Other funding would still be needed for projects already in the pipeline.
Nonprofits do a lot more than the government can do, and we should partner more with them. Perhaps this direct subsidy could be done partnering with the nonprofits in order to leverage more and gain flexibility.
It was noted that as an individual’s economic situation improves, their income would make them ineligible for this direct subsidy and that way it wouldn’t perpetuate the public assistance and future funds would be available to help others.
Others expressed concern with a direct subsidy program as costly and perhaps not the best approach. Some saw a need for a balanced approach that included both a direct subsidy but funding for production and preservation as well.
This idea will be staffed and a specific proposal that will address a direct subsidy approach; ways to serve the lower end of the income range; ways to partner with nonprofits and the private sector will be developed by staff and brought to the Board at its housing committee meeting. This proposal would involve:
-
Direct subsidy.
-
Partnering with nonprofits (possibly through the community funding
pool).
- Continuation of other existing programs and examination of other ways to meet housing needs (to be discussed in the Board’s Development Process Committee).

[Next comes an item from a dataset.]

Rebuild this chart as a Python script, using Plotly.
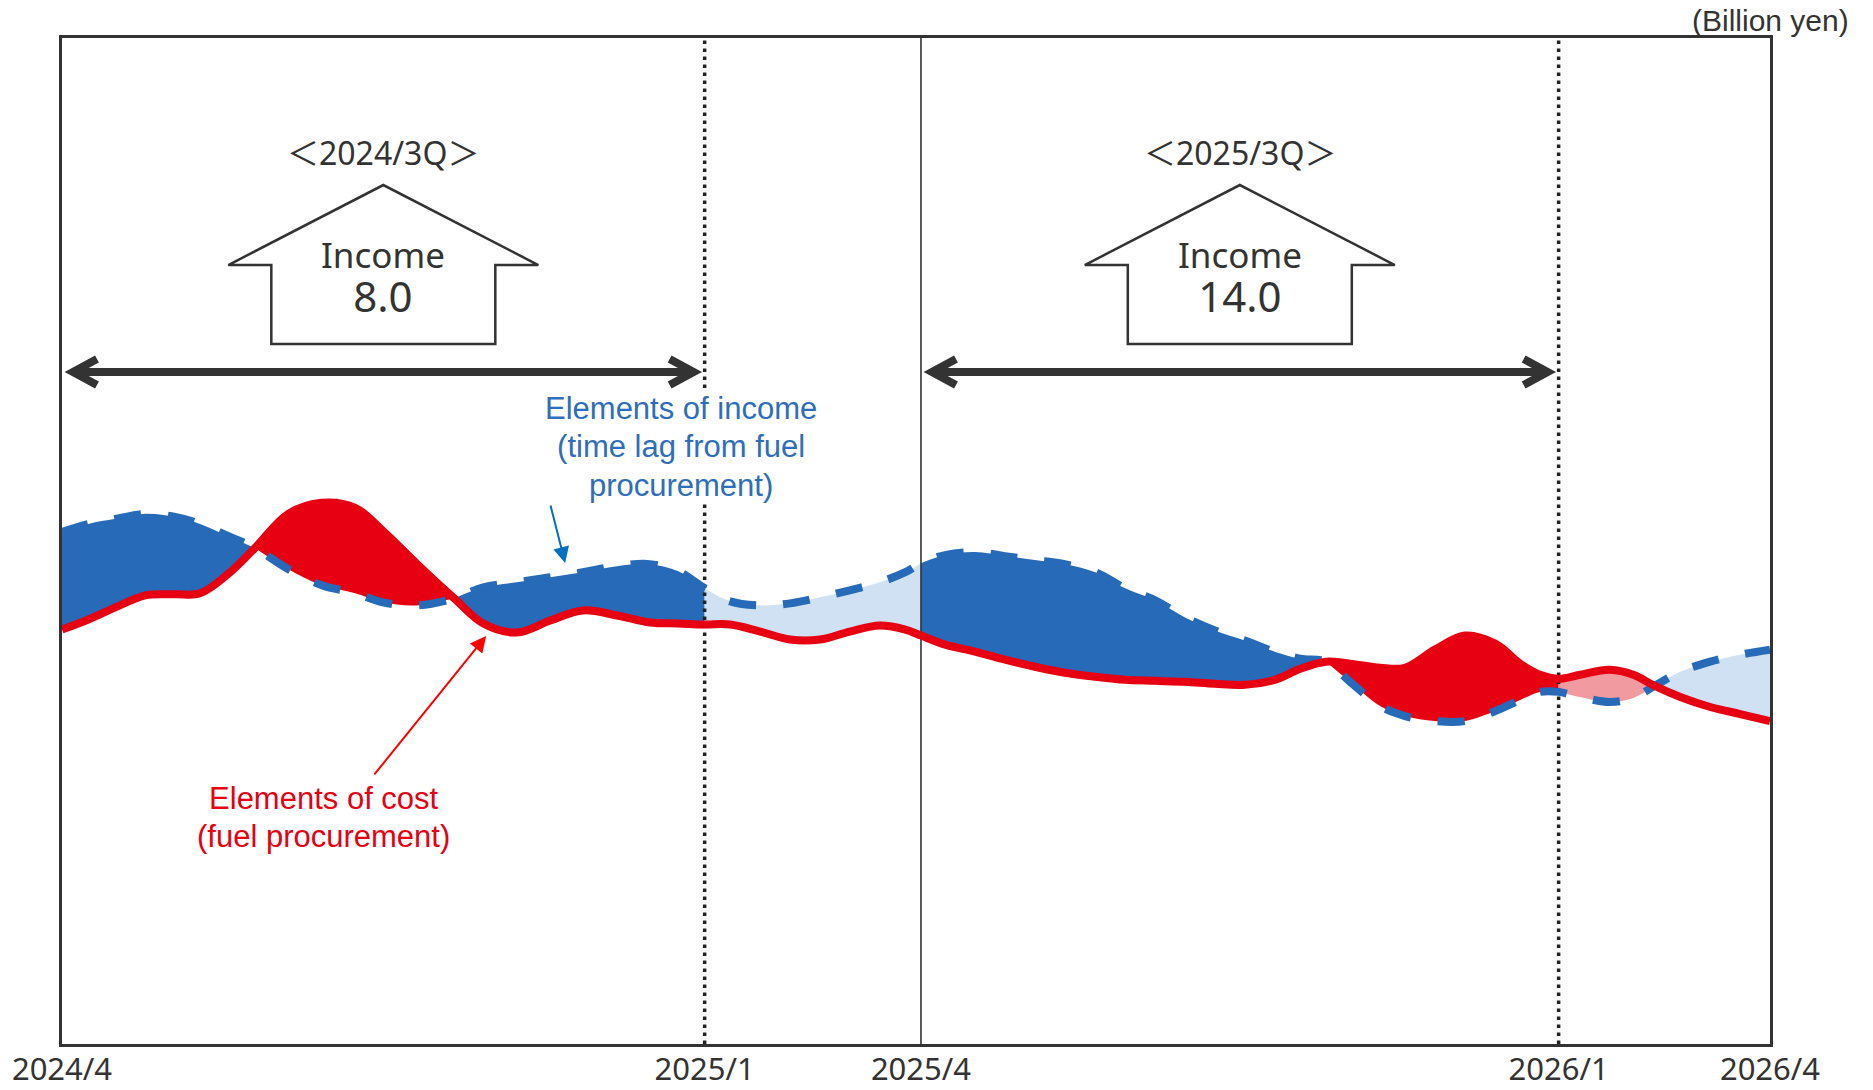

This would refocus efforts from purchasing units to subsidizing rent for extremely low-income persons and serving those at the lowest part of the housing spectrum.
The waiting list will be clarified as well.
Recognizing that opportunities should be available to all who live or work in Fairfax County to purchase or rent safe, decent, affordable housing within their means, the Board will work toward the development of alternative strategies to address current affordable housing needs. A tiered approach may include a direct rental subsidy to assist persons with low to extremely low income, partnering with nonprofits and targeting resources toward housing projects already in the pipeline.